Use your audience in the rollout, not just at the end
Many artists ask fans to support the release after it drops. That is useful, but it is better to involve them before and during the launch.
Let your audience feel like part of the momentum. Preview a frame and ask them to guess the concept. Share a line from the song and ask which scene they think fits it. Post behind-the-scenes footage that makes people anticipate the final result. These small interactions build familiarity, and familiarity raises click-through when the full video goes live.
If you have an email list or text list, this is the time to use it. Social reach is unpredictable. Direct audience channels give you a better shot at early traffic from people who already care. That early engagement helps validate the release fast.
Paid promotion works best when the creative is ready
There is a reason some paid campaigns burn money while others create real movement. The difference is usually not just targeting. It is whether the creative gives people a reason to stop.
Before spending on promotion, make sure the opening seconds of your video or teaser are strong. Paid traffic can put your content in front of people, but it cannot fix weak framing, a slow start, or unclear branding. If the first impression is flat, your cost per result rises and the campaign loses efficiency.
This is also where expectations matter. Paid video promotion can boost awareness, drive views, and help you reach new listeners. It is not a shortcut to instant fandom. You still need a song people want to replay and an artist brand worth following after the first watch.
For independent musicians with limited budgets, focused campaigns usually beat broad ones. It is better to get your video in front of the right listeners than to chase empty numbers. A smaller, relevant audience creates better long-term momentum than random views that never turn into streams or supporters.
Push beyond one platform
If your full video lives on one main platform, promotion should still happen everywhere your audience spends time. That includes short-form apps, artist pages, community posts, email, text, and media outreach if the release has enough story around it.
This does not mean copying the same post everywhere. The platform should shape the angle. One audience may care about the visual concept. Another may respond more to performance energy or lifestyle appeal. The song stays the same, but the framing can change.
This is one reason artists get stuck after release week. They think they already promoted the video because they posted it once everywhere. Real promotion is repetition with adaptation. You are finding fresh ways to present the same release until the right people catch on.
Give the video a second and third life
One of the smartest moves in any music video promotion guide is planning for phases.
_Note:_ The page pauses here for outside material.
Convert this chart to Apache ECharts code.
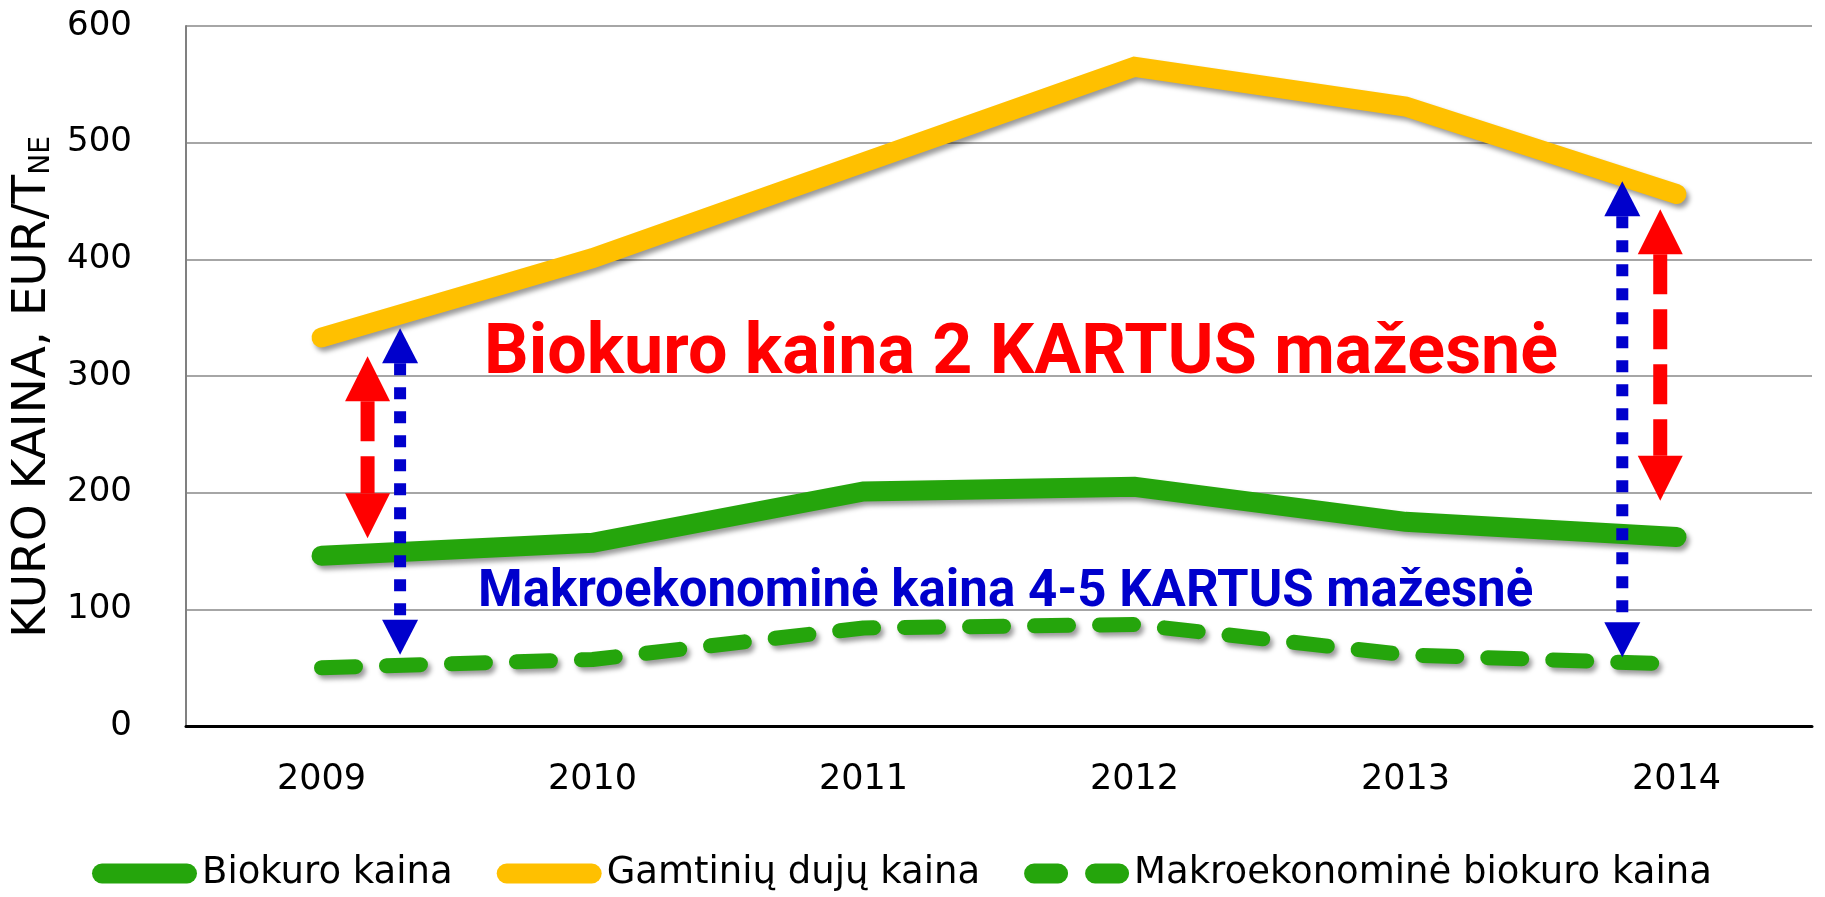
<!DOCTYPE html>
<html>
<head>
<meta charset="utf-8">
<title>Kuro kaina</title>
<script src="https://cdn.jsdelivr.net/npm/echarts@6/dist/echarts.min.js"></script>
<style>
  html, body { margin: 0; padding: 0; background: #fff; }
  #main { width: 1825px; height: 897px; }
</style>
</head>
<body>
<div id="main"></div>
<script>
const years = ['2009', '2010', '2011', '2012', '2013', '2014'];
const biokuro = [146, 157, 201, 205, 175, 162];
const dujos = [333, 401, 483, 565, 531, 456];
const makro = [50, 57, 84, 87, 61, 53];
const yTicks = [0, 100, 200, 300, 400, 500, 600];
// rodyklės: [metų indeksas, apatinė reikšmė, viršutinė reikšmė]
const redArrows = [[0, 161, 317], [5, 193, 443]];
const blueArrows = [[0, 61, 341], [5, 59, 467]];

const GREEN = '#25A50C';
const YELLOW = '#FFC000';
const RED = '#FF0000';
const BLUE = '#0000CC';

const lineShadow = {
  shadowColor: 'rgba(0,0,0,0.4)',
  shadowBlur: 5,
  shadowOffsetX: 3,
  shadowOffsetY: 4,
};

// dvipusė rodyklė
function arrowRenderer(cfg) {
  return function (params, api) {
    const top = api.coord([api.value(0), api.value(2)]);
    const bot = api.coord([api.value(0), api.value(1)]);
    const band = api.size([1, 0])[0];
    const x = top[0] + cfg.shift[params.dataIndex] * band;
    const y1 = top[1];
    const y2 = bot[1];
    const hw = cfg.headW / 2;
    return {
      type: 'group',
      children: [
        {
          type: 'line',
          shape: { x1: x, y1: y1 + cfg.head, x2: x, y2: y2 - cfg.head },
          style: { stroke: cfg.color, lineWidth: cfg.width, lineDash: cfg.dash, lineCap: 'butt' },
        },
        {
          type: 'polygon',
          shape: { points: [[x, y1], [x - hw, y1 + cfg.head], [x + hw, y1 + cfg.head]] },
          style: { fill: cfg.color },
        },
        {
          type: 'polygon',
          shape: { points: [[x, y2], [x - hw, y2 - cfg.head], [x + hw, y2 - cfg.head]] },
          style: { fill: cfg.color },
        },
      ],
    };
  };
}

const solidIcon = 'path://M10,0 H95 A10,10 0 0 1 95,20 H10 A10,10 0 0 1 10,0 Z';
const dashIcon = 'path://M10,0 H34 A10,10 0 0 1 34,20 H10 A10,10 0 0 1 10,0 Z M71,0 H95 A10,10 0 0 1 95,20 H71 A10,10 0 0 1 71,0 Z';

const option = {
  backgroundColor: '#fff',
  animation: false,
  grid: { left: 186, right: 13, top: 26, bottom: 171 },
  legend: {
    data: [
      { name: 'Biokuro kaina', icon: solidIcon },
      { name: 'Gamtinių dujų kaina', icon: solidIcon },
      { name: 'Makroekonominė biokuro kaina', icon: dashIcon },
    ],
    left: 87,
    top: 850,
    itemWidth: 105,
    itemHeight: 20,
    itemGap: 44,
    textStyle: { fontSize: 37, fontFamily: 'DejaVu Sans', color: '#000' },
  },
  xAxis: {
    type: 'category',
    data: years,
    boundaryGap: true,
    axisTick: { show: false },
    axisLine: { show: true, lineStyle: { color: '#000', width: 3 } },
    axisLabel: { fontSize: 35, fontFamily: 'DejaVu Sans', color: '#000', margin: 36 },
    splitLine: { show: false },
  },
  yAxis: {
    type: 'value',
    min: yTicks[0],
    max: yTicks[yTicks.length - 1],
    interval: yTicks[1] - yTicks[0],
    name: 'KURO KAINA, EUR/T{sub|NE}',
    nameLocation: 'middle',
    nameRotate: 90,
    nameGap: 124,
    nameTextStyle: {
      fontSize: 47,
      fontFamily: 'DejaVu Sans',
      color: '#000',
      padding: [0, 22, 0, 0],
      rich: {
        sub: { fontSize: 28, fontFamily: 'DejaVu Sans', color: '#000', verticalAlign: 'bottom', padding: [19, 0, 0, 0] },
      },
    },
    axisLine: { show: true, lineStyle: { color: '#808080', width: 2 } },
    axisTick: { show: false },
    axisLabel: { fontSize: 34, fontFamily: 'DejaVu Sans', color: '#000', margin: 54 },
    splitLine: { show: true, lineStyle: { color: '#A6A6A6', width: 2 } },
  },
  graphic: [
    {
      type: 'text',
      left: 484,
      top: 320,
      z: 10,
      style: { text: 'Biokuro kaina 2 KARTUS mažesnė', font: 'bold 70px Roboto', fill: RED },
    },
    {
      type: 'text',
      left: 478,
      top: 568,
      z: 10,
      style: { text: 'Makroekonominė kaina 4-5 KARTUS mažesnė', font: 'bold 51px Roboto', fill: BLUE },
    },
  ],
  series: [
    {
      name: 'Biokuro kaina',
      type: 'line',
      data: biokuro,
      symbol: 'none',
      color: GREEN,
      lineStyle: Object.assign({ color: GREEN, width: 20, cap: 'round', join: 'miter' }, lineShadow),
      itemStyle: { color: GREEN },
    },
    {
      name: 'Gamtinių dujų kaina',
      type: 'line',
      data: dujos,
      symbol: 'none',
      color: YELLOW,
      lineStyle: Object.assign({ color: YELLOW, width: 20, cap: 'round', join: 'miter' }, lineShadow),
      itemStyle: { color: YELLOW },
    },
    {
      name: 'Makroekonominė biokuro kaina',
      type: 'line',
      data: makro,
      symbol: 'none',
      color: GREEN,
      lineStyle: Object.assign({ color: GREEN, width: 15, cap: 'round', join: 'round', type: [34, 31] }, lineShadow),
      itemStyle: { color: GREEN },
    },
    {
      type: 'custom',
      name: 'raudonos rodyklės',
      data: redArrows,
      encode: { x: 0, y: [1, 2] },
      z: 5,
      silent: true,
      renderItem: arrowRenderer({ color: RED, shift: [0.17, -0.06], head: 45, headW: 45, width: 14, dash: [40, 15] }),
    },
    {
      type: 'custom',
      name: 'mėlynos rodyklės',
      data: blueArrows,
      encode: { x: 0, y: [1, 2] },
      z: 5,
      silent: true,
      renderItem: arrowRenderer({ color: BLUE, shift: [0.29, -0.2], head: 35, headW: 36, width: 12, dash: [12, 12] }),
    },
  ],
};

const myChart = echarts.init(document.getElementById('main'));
myChart.setOption(option);
window.addEventListener('resize', () => {
  myChart.resize();
});
</script>
</body>
</html>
The first wave is awareness. The second is reinforcement. The third is repurposing.
A week or two after release, pull new clips from the video and reposition them around a different angle. Highlight a fan-favorite bar. Use a strong visual as a standalone reel. Share a direct-to-camera breakdown of the concept. If the video has a memorable scene, build more content around that moment.
You can also tie the video into other career assets. Use scenes in performance promo, EPK content, release recaps, or future song teasers. A strong visual should keep working for you. It should not disappear because the release date passed.
If you need outside support, this is where a focused promo partner can help extend visibility without making the campaign feel random. TuneBlast, for example, is built around helping independent artists create real momentum instead of one-day spikes.
Measure what actually signals growth
Views matter, but they are not the whole story. A video with decent views and strong audience retention can be more valuable than one with a bigger number and weak engagement. Pay attention to comments, shares, watch time, subscriber growth, profile visits, and whether the release lifts activity on your song across platforms.
You should also look at what kind of content drove the best response. Was it the story-based teaser? The performance clip? The behind-the-scenes post? Those patterns teach you how your audience discovers and connects with your visuals.
That data makes your next release smarter. Promotion gets easier when you stop treating each drop like a completely new experiment.
The artists who win with visuals are not always the ones with the biggest budget. They are the ones who keep the campaign alive long enough for the right audience to find it, feel it, and come back for more.